TASK TO CARRY OUT:
Every line of the listing must be reproduced as it stands. Leave the images behind.

GIVEN INFORMATION:
===============
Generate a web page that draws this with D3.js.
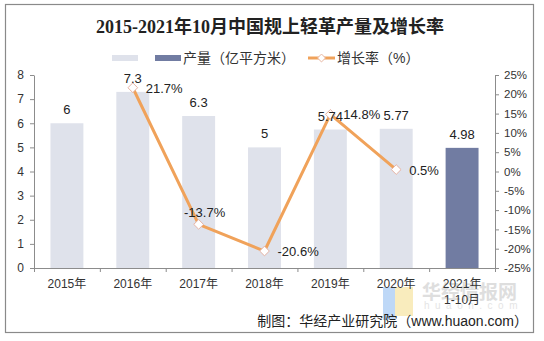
<!DOCTYPE html>
<html>
<head>
<meta charset="utf-8">
<script src="https://cdn.jsdelivr.net/npm/d3@7"></script>
<style>
  body { margin: 0; background: #fff; }
  svg text { font-family: "Liberation Sans", Arial, "Noto Sans CJK SC", sans-serif; }
</style>
</head>
<body>
<div id="chart"></div>
<script>
const years = ['2015年', '2016年', '2017年', '2018年', '2019年', '2020年', '2021年\n1-10月'];
const output = [6, 7.3, 6.3, 5, 5.74, 5.77, 4.98];          // 亿平方米
const growth = [null, 21.7, -13.7, -20.6, 14.8, 0.5, null];  // %
const leftTicks = [0, 1, 2, 3, 4, 5, 6, 7, 8];
const rightTicks = [-25, -20, -15, -10, -5, 0, 5, 10, 15, 20, 25];

const width = 544;
const height = 341;
const margin = { top: 75, right: 49, bottom: 73, left: 34 };
const plotW = width - margin.left - margin.right;
const plotH = height - margin.top - margin.bottom;

const lightBar = '#dfe2eb';
const darkBar = '#717ca2';
const lineColor = '#f0a25a';
const axisColor = '#8c8c8c';

const svg = d3.select('#chart')
  .append('svg')
  .attr('width', width)
  .attr('height', height);

svg.append('rect')
  .attr('width', width)
  .attr('height', height)
  .attr('fill', '#fff');

// frame
svg.append('rect')
  .attr('x', 5.5)
  .attr('y', 4.5)
  .attr('width', 528)
  .attr('height', 328)
  .attr('fill', 'none')
  .attr('stroke', '#8a8a8a')
  .attr('stroke-width', 1.2);

// site watermark (sits behind the chart text)
const wm = svg.append('g').attr('opacity', 0.75);
wm.append('rect').attr('x', 383).attr('y', 287).attr('width', 12).attr('height', 33).attr('fill', '#a9cbf5');
wm.append('rect').attr('x', 395).attr('y', 287).attr('width', 18).attr('height', 29).attr('fill', '#f7e6a8');
wm.append('text').attr('x', 422).attr('y', 299)
  .style('font-size', '19px').style('font-weight', 'bold').attr('fill', '#d4d4d4')
  .text('华经情报网');
wm.append('text').attr('x', 424).attr('y', 309)
  .style('font-size', '10px').style('letter-spacing', '5.5px').attr('fill', '#dcdcdc')
  .text('huaon.com');

// title
svg.append('text')
  .attr('x', 270)
  .attr('y', 33)
  .attr('text-anchor', 'middle')
  .style('font-family', '"Liberation Serif", "Noto Sans CJK SC", serif')
  .style('font-size', '18px')
  .style('font-weight', 'bold')
  .attr('fill', '#222')
  .text('2015-2021年10月中国规上轻革产量及增长率');

// legend
const legend = svg.append('g');
legend.append('rect').attr('x', 112).attr('y', 55).attr('width', 26).attr('height', 6).attr('fill', lightBar);
legend.append('rect').attr('x', 155).attr('y', 55).attr('width', 26).attr('height', 6).attr('fill', darkBar);
legend.append('text').attr('x', 183).attr('y', 63).style('font-size', '14px').attr('fill', '#333')
  .text('产量（亿平方米）');
legend.append('line').attr('x1', 308).attr('x2', 335).attr('y1', 58).attr('y2', 58)
  .attr('stroke', lineColor).attr('stroke-width', 3);
legend.append('path').attr('d', d3.symbol(d3.symbolDiamond2, 40)())
  .attr('transform', 'translate(321.5,58)')
  .attr('fill', '#fff').attr('stroke', '#e8b7a2').attr('stroke-width', 1);
legend.append('text').attr('x', 337).attr('y', 63).style('font-size', '14px').attr('fill', '#333')
  .text('增长率（%）');

const g = svg.append('g')
  .attr('transform', `translate(${margin.left},${margin.top})`);

const x = d3.scaleBand()
  .domain(years)
  .range([0, plotW])
  .paddingInner(0.5)
  .paddingOuter(0.25);

const y = d3.scaleLinear().domain([0, 8]).range([plotH, 0]);
const yRate = d3.scaleLinear().domain([-25, 25]).range([plotH, 0]);
const slot = d3.scaleLinear().domain([0, years.length]).range([0, plotW]);

// bars
g.selectAll('.bar')
  .data(output)
  .enter()
  .append('rect')
  .attr('class', 'bar')
  .attr('x', (d, i) => x(years[i]))
  .attr('y', d => y(d))
  .attr('width', x.bandwidth())
  .attr('height', d => plotH - y(d))
  .attr('fill', (d, i) => i === output.length - 1 ? darkBar : lightBar);

// axes
const styleAxis = sel => {
  sel.select('.domain').attr('stroke', axisColor);
  sel.selectAll('.tick line').attr('stroke', axisColor);
  sel.selectAll('.tick text').attr('fill', '#333').style('font-size', '12px');
};

g.append('g')
  .call(d3.axisLeft(y).tickValues(leftTicks).tickSize(4).tickSizeOuter(0).tickPadding(6))
  .call(styleAxis);

g.append('g')
  .attr('transform', `translate(${plotW},0)`)
  .call(d3.axisRight(yRate).tickValues(rightTicks).tickSize(4).tickSizeOuter(0).tickPadding(5)
    .tickFormat(d => d + '%'))
  .call(styleAxis)
  .selectAll('.tick text').style('font-size', '11.5px');

// category boundary ticks
g.append('g')
  .attr('transform', `translate(0,${plotH})`)
  .call(d3.axisBottom(slot).tickValues(d3.range(0, years.length + 1)).tickSize(4).tickSizeOuter(0)
    .tickFormat(''))
  .call(styleAxis);

// category labels
const xAxis = g.append('g')
  .attr('transform', `translate(0,${plotH})`)
  .call(d3.axisBottom(x).tickSize(0).tickPadding(11));
xAxis.select('.domain').remove();
xAxis.selectAll('.tick text')
  .attr('fill', '#333')
  .style('font-size', '12px')
  .each(function (d) {
    const t = d3.select(this);
    const parts = d.split('\n');
    t.text(null);
    parts.forEach((p, k) => {
      t.append('tspan').attr('x', 0).attr('dy', k === 0 ? '0.71em' : '1.35em').text(p);
    });
  });

// growth line
const ratePoints = growth
  .map((v, i) => ({ v, cat: years[i] }))
  .filter(d => d.v !== null);
const cx = d => x(d.cat) + x.bandwidth() / 2;

g.append('path')
  .datum(ratePoints)
  .attr('fill', 'none')
  .attr('stroke', lineColor)
  .attr('stroke-width', 3)
  .attr('stroke-linejoin', 'round')
  .attr('d', d3.line().x(cx).y(d => yRate(d.v)));

g.selectAll('.marker')
  .data(ratePoints)
  .enter()
  .append('path')
  .attr('class', 'marker')
  .attr('d', d3.symbol(d3.symbolDiamond2, 60)())
  .attr('transform', d => `translate(${cx(d)},${yRate(d.v)})`)
  .attr('fill', '#fff')
  .attr('stroke', '#e6b3a4')
  .attr('stroke-width', 1);

// bar value labels, drawn over the line
g.selectAll('.bar-label')
  .data(output)
  .enter()
  .append('text')
  .attr('class', 'bar-label')
  .attr('x', (d, i) => x(years[i]) + x.bandwidth() / 2)
  .attr('y', d => y(d) - 9)
  .attr('text-anchor', 'middle')
  .attr('fill', '#222')
  .style('font-size', '13px')
  .text(d => d);

// growth labels: the -13.7% point is labelled above, the others to the right
g.selectAll('.rate-label')
  .data(ratePoints)
  .enter()
  .append('text')
  .attr('class', 'rate-label')
  .attr('x', d => d.v === -13.7 ? cx(d) + 6 : cx(d) + 13)
  .attr('y', d => d.v === -13.7 ? yRate(d.v) - 7 : yRate(d.v) + 5)
  .attr('text-anchor', d => d.v === -13.7 ? 'middle' : 'start')
  .attr('fill', '#222')
  .style('font-size', '13px')
  .text(d => d.v + '%');

// source note
svg.append('text')
  .attr('x', 528)
  .attr('y', 326)
  .attr('text-anchor', 'end')
  .attr('fill', '#222')
  .style('font-size', '14px')
  .text('制图：华经产业研究院（www.huaon.com）');
</script>
</body>
</html>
===============
THE SOLUTION:
Generate a web page that draws this with D3.js.
<!DOCTYPE html>
<html>
<head>
<meta charset="utf-8">
<script src="https://cdn.jsdelivr.net/npm/d3@7"></script>
<style>
  body { margin: 0; background: #fff; }
  svg text { font-family: "Liberation Sans", Arial, "Noto Sans CJK SC", sans-serif; }
</style>
</head>
<body>
<div id="chart"></div>
<script>
const years = ['2015年', '2016年', '2017年', '2018年', '2019年', '2020年', '2021年\n1-10月'];
const output = [6, 7.3, 6.3, 5, 5.74, 5.77, 4.98];          // 亿平方米
const growth = [null, 21.7, -13.7, -20.6, 14.8, 0.5, null];  // %
const leftTicks = [0, 1, 2, 3, 4, 5, 6, 7, 8];
const rightTicks = [-25, -20, -15, -10, -5, 0, 5, 10, 15, 20, 25];

const width = 544;
const height = 341;
const margin = { top: 75, right: 49, bottom: 73, left: 34 };
const plotW = width - margin.left - margin.right;
const plotH = height - margin.top - margin.bottom;

const lightBar = '#dfe2eb';
const darkBar = '#717ca2';
const lineColor = '#f0a25a';
const axisColor = '#8c8c8c';

const svg = d3.select('#chart')
  .append('svg')
  .attr('width', width)
  .attr('height', height);

svg.append('rect')
  .attr('width', width)
  .attr('height', height)
  .attr('fill', '#fff');

// frame
svg.append('rect')
  .attr('x', 5.5)
  .attr('y', 4.5)
  .attr('width', 528)
  .attr('height', 328)
  .attr('fill', 'none')
  .attr('stroke', '#8a8a8a')
  .attr('stroke-width', 1.2);

// site watermark (sits behind the chart text)
const wm = svg.append('g').attr('opacity', 0.75);
wm.append('rect').attr('x', 383).attr('y', 287).attr('width', 12).attr('height', 33).attr('fill', '#a9cbf5');
wm.append('rect').attr('x', 395).attr('y', 287).attr('width', 18).attr('height', 29).attr('fill', '#f7e6a8');
wm.append('text').attr('x', 422).attr('y', 299)
  .style('font-size', '19px').style('font-weight', 'bold').attr('fill', '#d4d4d4')
  .text('华经情报网');
wm.append('text').attr('x', 424).attr('y', 309)
  .style('font-size', '10px').style('letter-spacing', '5.5px').attr('fill', '#dcdcdc')
  .text('huaon.com');

// title
svg.append('text')
  .attr('x', 270)
  .attr('y', 33)
  .attr('text-anchor', 'middle')
  .style('font-family', '"Liberation Serif", "Noto Sans CJK SC", serif')
  .style('font-size', '18px')
  .style('font-weight', 'bold')
  .attr('fill', '#222')
  .text('2015-2021年10月中国规上轻革产量及增长率');

// legend
const legend = svg.append('g');
legend.append('rect').attr('x', 112).attr('y', 55).attr('width', 26).attr('height', 6).attr('fill', lightBar);
legend.append('rect').attr('x', 155).attr('y', 55).attr('width', 26).attr('height', 6).attr('fill', darkBar);
legend.append('text').attr('x', 183).attr('y', 63).style('font-size', '14px').attr('fill', '#333')
  .text('产量（亿平方米）');
legend.append('line').attr('x1', 308).attr('x2', 335).attr('y1', 58).attr('y2', 58)
  .attr('stroke', lineColor).attr('stroke-width', 3);
legend.append('path').attr('d', d3.symbol(d3.symbolDiamond2, 40)())
  .attr('transform', 'translate(321.5,58)')
  .attr('fill', '#fff').attr('stroke', '#e8b7a2').attr('stroke-width', 1);
legend.append('text').attr('x', 337).attr('y', 63).style('font-size', '14px').attr('fill', '#333')
  .text('增长率（%）');

const g = svg.append('g')
  .attr('transform', `translate(${margin.left},${margin.top})`);

const x = d3.scaleBand()
  .domain(years)
  .range([0, plotW])
  .paddingInner(0.5)
  .paddingOuter(0.25);

const y = d3.scaleLinear().domain([0, 8]).range([plotH, 0]);
const yRate = d3.scaleLinear().domain([-25, 25]).range([plotH, 0]);
const slot = d3.scaleLinear().domain([0, years.length]).range([0, plotW]);

// bars
g.selectAll('.bar')
  .data(output)
  .enter()
  .append('rect')
  .attr('class', 'bar')
  .attr('x', (d, i) => x(years[i]))
  .attr('y', d => y(d))
  .attr('width', x.bandwidth())
  .attr('height', d => plotH - y(d))
  .attr('fill', (d, i) => i === output.length - 1 ? darkBar : lightBar);

// axes
const styleAxis = sel => {
  sel.select('.domain').attr('stroke', axisColor);
  sel.selectAll('.tick line').attr('stroke', axisColor);
  sel.selectAll('.tick text').attr('fill', '#333').style('font-size', '12px');
};

g.append('g')
  .call(d3.axisLeft(y).tickValues(leftTicks).tickSize(4).tickSizeOuter(0).tickPadding(6))
  .call(styleAxis);

g.append('g')
  .attr('transform', `translate(${plotW},0)`)
  .call(d3.axisRight(yRate).tickValues(rightTicks).tickSize(4).tickSizeOuter(0).tickPadding(5)
    .tickFormat(d => d + '%'))
  .call(styleAxis)
  .selectAll('.tick text').style('font-size', '11.5px');

// category boundary ticks
g.append('g')
  .attr('transform', `translate(0,${plotH})`)
  .call(d3.axisBottom(slot).tickValues(d3.range(0, years.length + 1)).tickSize(4).tickSizeOuter(0)
    .tickFormat(''))
  .call(styleAxis);

// category labels
const xAxis = g.append('g')
  .attr('transform', `translate(0,${plotH})`)
  .call(d3.axisBottom(x).tickSize(0).tickPadding(11));
xAxis.select('.domain').remove();
xAxis.selectAll('.tick text')
  .attr('fill', '#333')
  .style('font-size', '12px')
  .each(function (d) {
    const t = d3.select(this);
    const parts = d.split('\n');
    t.text(null);
    parts.forEach((p, k) => {
      t.append('tspan').attr('x', 0).attr('dy', k === 0 ? '0.71em' : '1.35em').text(p);
    });
  });

// growth line
const ratePoints = growth
  .map((v, i) => ({ v, cat: years[i] }))
  .filter(d => d.v !== null);
const cx = d => x(d.cat) + x.bandwidth() / 2;

g.append('path')
  .datum(ratePoints)
  .attr('fill', 'none')
  .attr('stroke', lineColor)
  .attr('stroke-width', 3)
  .attr('stroke-linejoin', 'round')
  .attr('d', d3.line().x(cx).y(d => yRate(d.v)));

g.selectAll('.marker')
  .data(ratePoints)
  .enter()
  .append('path')
  .attr('class', 'marker')
  .attr('d', d3.symbol(d3.symbolDiamond2, 60)())
  .attr('transform', d => `translate(${cx(d)},${yRate(d.v)})`)
  .attr('fill', '#fff')
  .attr('stroke', '#e6b3a4')
  .attr('stroke-width', 1);

// bar value labels, drawn over the line
g.selectAll('.bar-label')
  .data(output)
  .enter()
  .append('text')
  .attr('class', 'bar-label')
  .attr('x', (d, i) => x(years[i]) + x.bandwidth() / 2)
  .attr('y', d => y(d) - 9)
  .attr('text-anchor', 'middle')
  .attr('fill', '#222')
  .style('font-size', '13px')
  .text(d => d);

// growth labels: the -13.7% point is labelled above, the others to the right
g.selectAll('.rate-label')
  .data(ratePoints)
  .enter()
  .append('text')
  .attr('class', 'rate-label')
  .attr('x', d => d.v === -13.7 ? cx(d) + 6 : cx(d) + 13)
  .attr('y', d => d.v === -13.7 ? yRate(d.v) - 7 : yRate(d.v) + 5)
  .attr('text-anchor', d => d.v === -13.7 ? 'middle' : 'start')
  .attr('fill', '#222')
  .style('font-size', '13px')
  .text(d => d.v + '%');

// source note
svg.append('text')
  .attr('x', 528)
  .attr('y', 326)
  .attr('text-anchor', 'end')
  .attr('fill', '#222')
  .style('font-size', '14px')
  .text('制图：华经产业研究院（www.huaon.com）');
</script>
</body>
</html>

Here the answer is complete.